--- Start ---
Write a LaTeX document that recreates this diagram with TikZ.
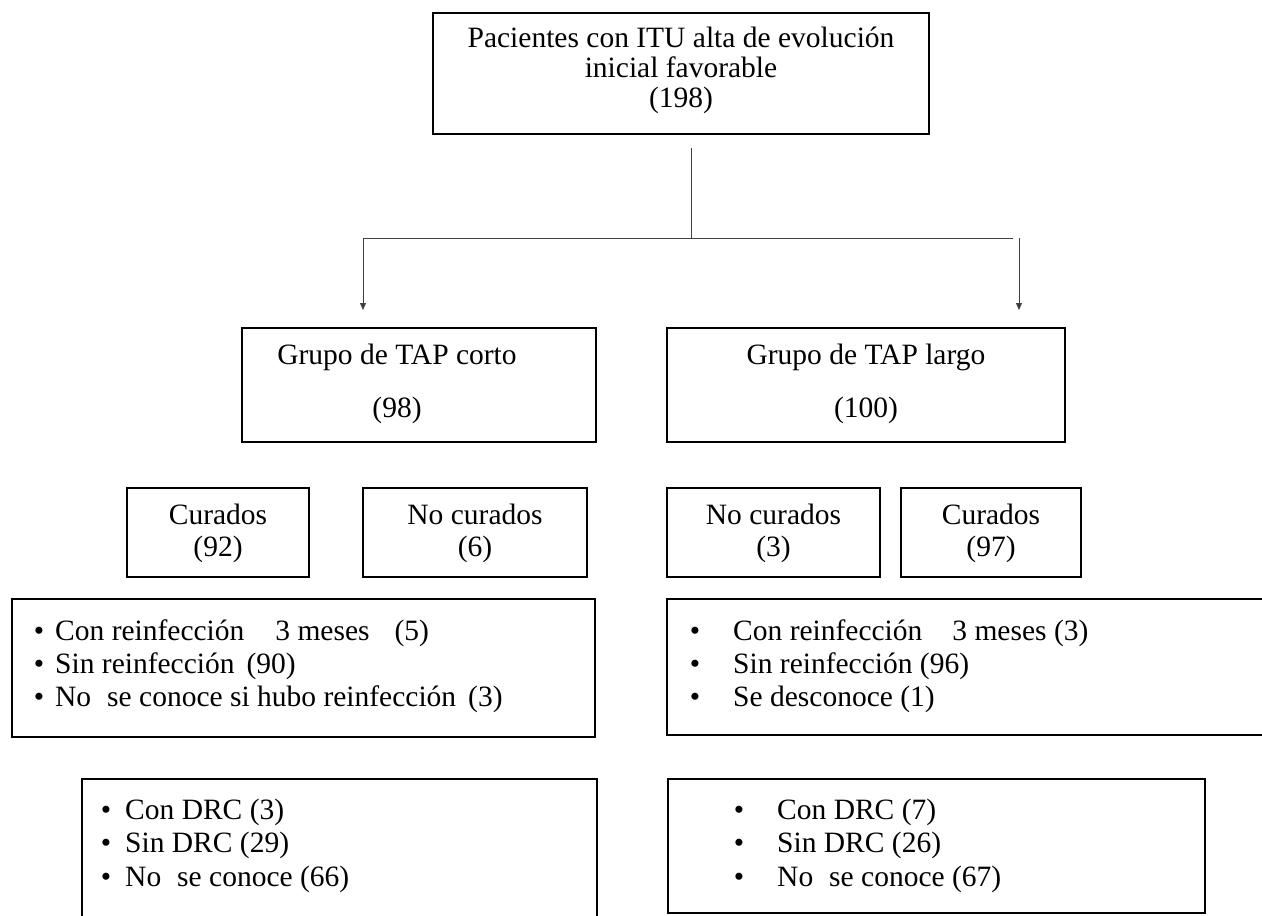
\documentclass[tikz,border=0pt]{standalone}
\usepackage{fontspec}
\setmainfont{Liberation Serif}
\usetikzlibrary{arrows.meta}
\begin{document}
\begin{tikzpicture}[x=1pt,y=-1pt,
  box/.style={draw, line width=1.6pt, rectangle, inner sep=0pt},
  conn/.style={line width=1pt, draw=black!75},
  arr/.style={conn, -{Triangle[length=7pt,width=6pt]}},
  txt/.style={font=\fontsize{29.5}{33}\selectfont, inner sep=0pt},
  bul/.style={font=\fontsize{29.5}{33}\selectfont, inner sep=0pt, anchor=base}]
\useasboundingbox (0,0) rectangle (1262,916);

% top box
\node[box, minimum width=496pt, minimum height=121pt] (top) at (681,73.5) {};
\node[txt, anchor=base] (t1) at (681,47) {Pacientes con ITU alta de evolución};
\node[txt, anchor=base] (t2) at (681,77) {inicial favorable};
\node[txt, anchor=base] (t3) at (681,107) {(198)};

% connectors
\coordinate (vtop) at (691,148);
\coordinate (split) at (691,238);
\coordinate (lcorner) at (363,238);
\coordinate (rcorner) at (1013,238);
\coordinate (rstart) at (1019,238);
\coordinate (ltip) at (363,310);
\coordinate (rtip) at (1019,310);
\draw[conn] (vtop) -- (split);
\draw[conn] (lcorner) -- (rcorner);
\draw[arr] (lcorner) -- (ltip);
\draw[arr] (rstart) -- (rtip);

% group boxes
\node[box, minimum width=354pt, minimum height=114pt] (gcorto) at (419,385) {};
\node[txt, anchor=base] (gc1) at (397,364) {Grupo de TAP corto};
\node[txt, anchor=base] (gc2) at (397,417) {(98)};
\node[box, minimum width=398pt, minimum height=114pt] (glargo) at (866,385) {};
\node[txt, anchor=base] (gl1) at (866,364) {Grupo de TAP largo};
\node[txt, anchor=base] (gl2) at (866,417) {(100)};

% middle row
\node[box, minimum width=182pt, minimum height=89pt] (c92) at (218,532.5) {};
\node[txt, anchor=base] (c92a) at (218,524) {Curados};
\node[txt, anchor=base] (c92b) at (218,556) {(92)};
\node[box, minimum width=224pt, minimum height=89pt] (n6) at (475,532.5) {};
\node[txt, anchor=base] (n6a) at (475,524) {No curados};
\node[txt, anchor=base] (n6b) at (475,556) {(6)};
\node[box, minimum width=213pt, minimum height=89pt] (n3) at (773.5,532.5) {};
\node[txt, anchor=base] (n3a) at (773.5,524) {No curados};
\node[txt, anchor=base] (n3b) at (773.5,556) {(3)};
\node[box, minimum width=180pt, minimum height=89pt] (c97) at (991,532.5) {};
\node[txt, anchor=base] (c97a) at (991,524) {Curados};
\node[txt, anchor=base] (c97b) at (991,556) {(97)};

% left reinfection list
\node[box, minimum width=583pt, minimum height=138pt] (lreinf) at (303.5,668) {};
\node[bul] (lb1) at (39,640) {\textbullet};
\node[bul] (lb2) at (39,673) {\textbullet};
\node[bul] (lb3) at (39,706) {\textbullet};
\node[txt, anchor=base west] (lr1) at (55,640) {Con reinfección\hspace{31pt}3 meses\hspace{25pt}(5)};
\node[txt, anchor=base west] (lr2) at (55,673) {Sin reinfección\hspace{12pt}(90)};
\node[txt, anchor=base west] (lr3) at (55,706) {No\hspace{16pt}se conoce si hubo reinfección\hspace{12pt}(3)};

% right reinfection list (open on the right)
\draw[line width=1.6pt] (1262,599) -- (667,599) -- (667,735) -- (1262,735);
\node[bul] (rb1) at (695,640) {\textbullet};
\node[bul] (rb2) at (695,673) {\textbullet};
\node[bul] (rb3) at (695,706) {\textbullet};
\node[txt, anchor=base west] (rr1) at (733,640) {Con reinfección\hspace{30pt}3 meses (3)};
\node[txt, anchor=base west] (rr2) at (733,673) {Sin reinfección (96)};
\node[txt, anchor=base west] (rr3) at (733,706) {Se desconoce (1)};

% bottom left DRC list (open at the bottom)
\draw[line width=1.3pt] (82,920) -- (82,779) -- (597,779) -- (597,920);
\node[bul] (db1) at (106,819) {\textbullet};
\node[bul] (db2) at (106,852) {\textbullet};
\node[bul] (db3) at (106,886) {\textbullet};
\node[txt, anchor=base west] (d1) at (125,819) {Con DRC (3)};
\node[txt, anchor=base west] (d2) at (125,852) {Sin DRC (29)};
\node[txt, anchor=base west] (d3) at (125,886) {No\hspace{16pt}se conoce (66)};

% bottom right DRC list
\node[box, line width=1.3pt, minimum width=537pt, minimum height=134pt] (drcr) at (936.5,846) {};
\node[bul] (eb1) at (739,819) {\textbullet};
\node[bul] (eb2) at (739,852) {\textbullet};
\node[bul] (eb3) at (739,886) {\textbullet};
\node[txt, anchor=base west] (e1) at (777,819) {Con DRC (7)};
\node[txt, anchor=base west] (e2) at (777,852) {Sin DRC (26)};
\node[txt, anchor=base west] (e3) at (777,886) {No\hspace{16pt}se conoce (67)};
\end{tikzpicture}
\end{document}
--- End ---
- [Directive] From the first line above down to the line with "anchor=base] (gl2) at", reproduce every line and no others, omitting pictures.

- [Complete response]
Write a LaTeX document that recreates this diagram with TikZ.
\documentclass[tikz,border=0pt]{standalone}
\usepackage{fontspec}
\setmainfont{Liberation Serif}
\usetikzlibrary{arrows.meta}
\begin{document}
\begin{tikzpicture}[x=1pt,y=-1pt,
  box/.style={draw, line width=1.6pt, rectangle, inner sep=0pt},
  conn/.style={line width=1pt, draw=black!75},
  arr/.style={conn, -{Triangle[length=7pt,width=6pt]}},
  txt/.style={font=\fontsize{29.5}{33}\selectfont, inner sep=0pt},
  bul/.style={font=\fontsize{29.5}{33}\selectfont, inner sep=0pt, anchor=base}]
\useasboundingbox (0,0) rectangle (1262,916);

% top box
\node[box, minimum width=496pt, minimum height=121pt] (top) at (681,73.5) {};
\node[txt, anchor=base] (t1) at (681,47) {Pacientes con ITU alta de evolución};
\node[txt, anchor=base] (t2) at (681,77) {inicial favorable};
\node[txt, anchor=base] (t3) at (681,107) {(198)};

% connectors
\coordinate (vtop) at (691,148);
\coordinate (split) at (691,238);
\coordinate (lcorner) at (363,238);
\coordinate (rcorner) at (1013,238);
\coordinate (rstart) at (1019,238);
\coordinate (ltip) at (363,310);
\coordinate (rtip) at (1019,310);
\draw[conn] (vtop) -- (split);
\draw[conn] (lcorner) -- (rcorner);
\draw[arr] (lcorner) -- (ltip);
\draw[arr] (rstart) -- (rtip);

% group boxes
\node[box, minimum width=354pt, minimum height=114pt] (gcorto) at (419,385) {};
\node[txt, anchor=base] (gc1) at (397,364) {Grupo de TAP corto};
\node[txt, anchor=base] (gc2) at (397,417) {(98)};
\node[box, minimum width=398pt, minimum height=114pt] (glargo) at (866,385) {};
\node[txt, anchor=base] (gl1) at (866,364) {Grupo de TAP largo};
\node[txt, anchor=base] (gl2) at (866,417) {(100)};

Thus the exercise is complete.